AIM OF THE TASK: Repeat the data below exactly, dropping any pictures it holds.

DATA EXCERPT:
** Start **

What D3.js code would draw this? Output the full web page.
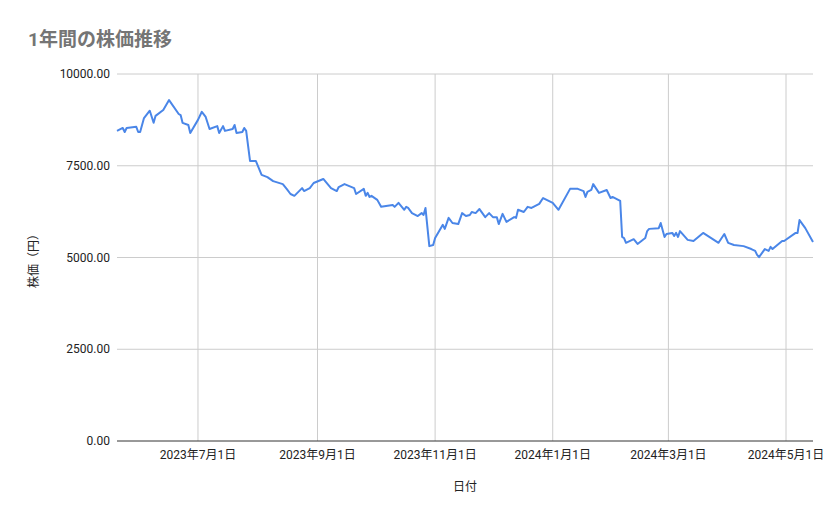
<!DOCTYPE html>
<html><head><meta charset="utf-8">
<script src="https://cdn.jsdelivr.net/npm/d3@7"></script>
<style>body{margin:0;background:#fff;font-family:Roboto,"Noto Sans CJK JP",sans-serif}</style>
</head><body><svg id="c" width="839" height="519"></svg>
<script>
const startDate = "2023-05-20";
const endDate = "2024-05-15";
// day offsets from startDate
const dayOffsets = [0,3,4,5,10,11,12,14,17,19,20,24,27,32,33,34,37,38,42,44,46,48,52,53,55,56,60,61,62,65,66,67,69,72,75,78,81,86,88,90,92,96,97,100,102,107,111,114,115,
118,123,124,128,129,130,131,132,135,137,143,144,146,149,150,151,153,156,158,159,160,162,164,165,169,170,172,174,177,179,181,183,184,186,188,191,193,195,197,198,200,202,206,207,208,211,213,215,219,221,226,229,235,
239,242,243,244,246,247,250,254,256,257,260,261,262,263,264,268,270,274,275,276,281,282,284,285,288,289,290,291,292,296,299,304,312,315,317,320,325,329,331,332,333,336,338,339,340,345,346,352,353,354,357,361];
const prices = [8450,8530,8420,8530,8560,8420,8420,8800,9000,8670,8860,9020,9290,8910,8880,8670,8610,8390,8750,8970,8830,8500,8580,8390,8580,8450,8500,8610,8390,8420,8530,8450,7630,7630,7250,7190,7080,7000,6870,6730,6680,6890,6810,6890,7030,7140,6890,6810,6920,
7000,6890,6730,6870,6680,6760,6650,6680,6570,6380,6430,6380,6490,6300,6380,6350,6210,6130,6210,6160,6350,5310,5340,5530,5890,5780,6080,5940,5910,6210,6130,6160,6240,6210,6320,6100,6210,6100,6100,5910,6190,5970,6100,6080,6300,6240,6380,6350,6460,6620,6490,6300,6870,
6870,6810,6650,6790,6840,7000,6760,6840,6620,6650,6570,6540,5560,5530,5400,5500,5370,5530,5720,5780,5800,5940,5560,5640,5670,5590,5670,5560,5720,5480,5450,5670,5400,5640,5400,5340,5310,5230,5180,5070,5010,5230,5180,5290,5230,5450,5450,5670,5670,6020,5800,5420];
const yTicks = [0,2500,5000,7500,10000];
const xTickDates = ["2023-07-01","2023-09-01","2023-11-01","2024-01-01","2024-03-01","2024-05-01"];
const title = "1年間の株価推移", xTitle = "日付", yTitle = "株価（円）";

const parse = d3.timeParse("%Y-%m-%d");
const s0 = parse(startDate);
const data = dayOffsets.map((o,i)=>({d:d3.timeDay.offset(s0,o), v:prices[i]}));
const svg = d3.select("#c");
const L=117,R=813,T=74,B=441;
const x = d3.scaleTime().domain([s0, parse(endDate)]).range([L,R]);
const y = d3.scaleLinear().domain([0,10000]).range([B,T]);

svg.append("text").attr("x",28).attr("y",46).attr("font-size",19).attr("font-weight","bold").attr("fill","#757575").text(title);

const g = svg.append("g");
g.selectAll(".hg").data(yTicks.slice(1)).join("line").attr("x1",L).attr("x2",R)
 .attr("y1",d=>y(d)).attr("y2",d=>y(d)).attr("stroke","#cccccc");
g.selectAll(".vg").data(xTickDates).join("line").attr("x1",d=>x(parse(d))).attr("x2",d=>x(parse(d)))
 .attr("y1",T).attr("y2",B).attr("stroke","#cccccc");
g.append("line").attr("x1",L).attr("x2",R).attr("y1",B).attr("y2",B).attr("stroke","#333");

g.selectAll(".yl").data(yTicks).join("text").attr("x",L-7).attr("y",d=>y(d)+4).attr("text-anchor","end")
 .attr("font-size",12).attr("fill","#222").text(d=>d3.format(".2f")(d));
g.selectAll(".xl").data(xTickDates).join("text").attr("x",d=>x(parse(d))).attr("y",459).attr("text-anchor","middle")
 .attr("font-size",12).attr("fill","#222").text(d=>{const t=parse(d);return `${t.getFullYear()}年${t.getMonth()+1}月${t.getDate()}日`;});

svg.append("text").attr("x",465).attr("y",491).attr("text-anchor","middle").attr("font-size",12).attr("fill","#222").text(xTitle);
svg.append("text").attr("transform","translate(38,258) rotate(-90)").attr("text-anchor","middle").attr("font-size",12).attr("fill","#222").text(yTitle);

svg.append("path").datum(data).attr("fill","none").attr("stroke","#4a86e8").attr("stroke-width",2).attr("stroke-linejoin","round")
 .attr("d",d3.line().x(d=>x(d.d)).y(d=>y(d.v)));
</script></body></html>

** End **

FULL ANSWER:
What D3.js code would draw this? Output the full web page.
<!DOCTYPE html>
<html><head><meta charset="utf-8">
<script src="https://cdn.jsdelivr.net/npm/d3@7"></script>
<style>body{margin:0;background:#fff;font-family:Roboto,"Noto Sans CJK JP",sans-serif}</style>
</head><body><svg id="c" width="839" height="519"></svg>
<script>
const startDate = "2023-05-20";
const endDate = "2024-05-15";
// day offsets from startDate
const dayOffsets = [0,3,4,5,10,11,12,14,17,19,20,24,27,32,33,34,37,38,42,44,46,48,52,53,55,56,60,61,62,65,66,67,69,72,75,78,81,86,88,90,92,96,97,100,102,107,111,114,115,
118,123,124,128,129,130,131,132,135,137,143,144,146,149,150,151,153,156,158,159,160,162,164,165,169,170,172,174,177,179,181,183,184,186,188,191,193,195,197,198,200,202,206,207,208,211,213,215,219,221,226,229,235,
239,242,243,244,246,247,250,254,256,257,260,261,262,263,264,268,270,274,275,276,281,282,284,285,288,289,290,291,292,296,299,304,312,315,317,320,325,329,331,332,333,336,338,339,340,345,346,352,353,354,357,361];
const prices = [8450,8530,8420,8530,8560,8420,8420,8800,9000,8670,8860,9020,9290,8910,8880,8670,8610,8390,8750,8970,8830,8500,8580,8390,8580,8450,8500,8610,8390,8420,8530,8450,7630,7630,7250,7190,7080,7000,6870,6730,6680,6890,6810,6890,7030,7140,6890,6810,6920,
7000,6890,6730,6870,6680,6760,6650,6680,6570,6380,6430,6380,6490,6300,6380,6350,6210,6130,6210,6160,6350,5310,5340,5530,5890,5780,6080,5940,5910,6210,6130,6160,6240,6210,6320,6100,6210,6100,6100,5910,6190,5970,6100,6080,6300,6240,6380,6350,6460,6620,6490,6300,6870,
6870,6810,6650,6790,6840,7000,6760,6840,6620,6650,6570,6540,5560,5530,5400,5500,5370,5530,5720,5780,5800,5940,5560,5640,5670,5590,5670,5560,5720,5480,5450,5670,5400,5640,5400,5340,5310,5230,5180,5070,5010,5230,5180,5290,5230,5450,5450,5670,5670,6020,5800,5420];
const yTicks = [0,2500,5000,7500,10000];
const xTickDates = ["2023-07-01","2023-09-01","2023-11-01","2024-01-01","2024-03-01","2024-05-01"];
const title = "1年間の株価推移", xTitle = "日付", yTitle = "株価（円）";

const parse = d3.timeParse("%Y-%m-%d");
const s0 = parse(startDate);
const data = dayOffsets.map((o,i)=>({d:d3.timeDay.offset(s0,o), v:prices[i]}));
const svg = d3.select("#c");
const L=117,R=813,T=74,B=441;
const x = d3.scaleTime().domain([s0, parse(endDate)]).range([L,R]);
const y = d3.scaleLinear().domain([0,10000]).range([B,T]);

svg.append("text").attr("x",28).attr("y",46).attr("font-size",19).attr("font-weight","bold").attr("fill","#757575").text(title);

const g = svg.append("g");
g.selectAll(".hg").data(yTicks.slice(1)).join("line").attr("x1",L).attr("x2",R)
 .attr("y1",d=>y(d)).attr("y2",d=>y(d)).attr("stroke","#cccccc");
g.selectAll(".vg").data(xTickDates).join("line").attr("x1",d=>x(parse(d))).attr("x2",d=>x(parse(d)))
 .attr("y1",T).attr("y2",B).attr("stroke","#cccccc");
g.append("line").attr("x1",L).attr("x2",R).attr("y1",B).attr("y2",B).attr("stroke","#333");

g.selectAll(".yl").data(yTicks).join("text").attr("x",L-7).attr("y",d=>y(d)+4).attr("text-anchor","end")
 .attr("font-size",12).attr("fill","#222").text(d=>d3.format(".2f")(d));
g.selectAll(".xl").data(xTickDates).join("text").attr("x",d=>x(parse(d))).attr("y",459).attr("text-anchor","middle")
 .attr("font-size",12).attr("fill","#222").text(d=>{const t=parse(d);return `${t.getFullYear()}年${t.getMonth()+1}月${t.getDate()}日`;});

svg.append("text").attr("x",465).attr("y",491).attr("text-anchor","middle").attr("font-size",12).attr("fill","#222").text(xTitle);
svg.append("text").attr("transform","translate(38,258) rotate(-90)").attr("text-anchor","middle").attr("font-size",12).attr("fill","#222").text(yTitle);

svg.append("path").datum(data).attr("fill","none").attr("stroke","#4a86e8").attr("stroke-width",2).attr("stroke-linejoin","round")
 .attr("d",d3.line().x(d=>x(d.d)).y(d=>y(d.v)));
</script></body></html>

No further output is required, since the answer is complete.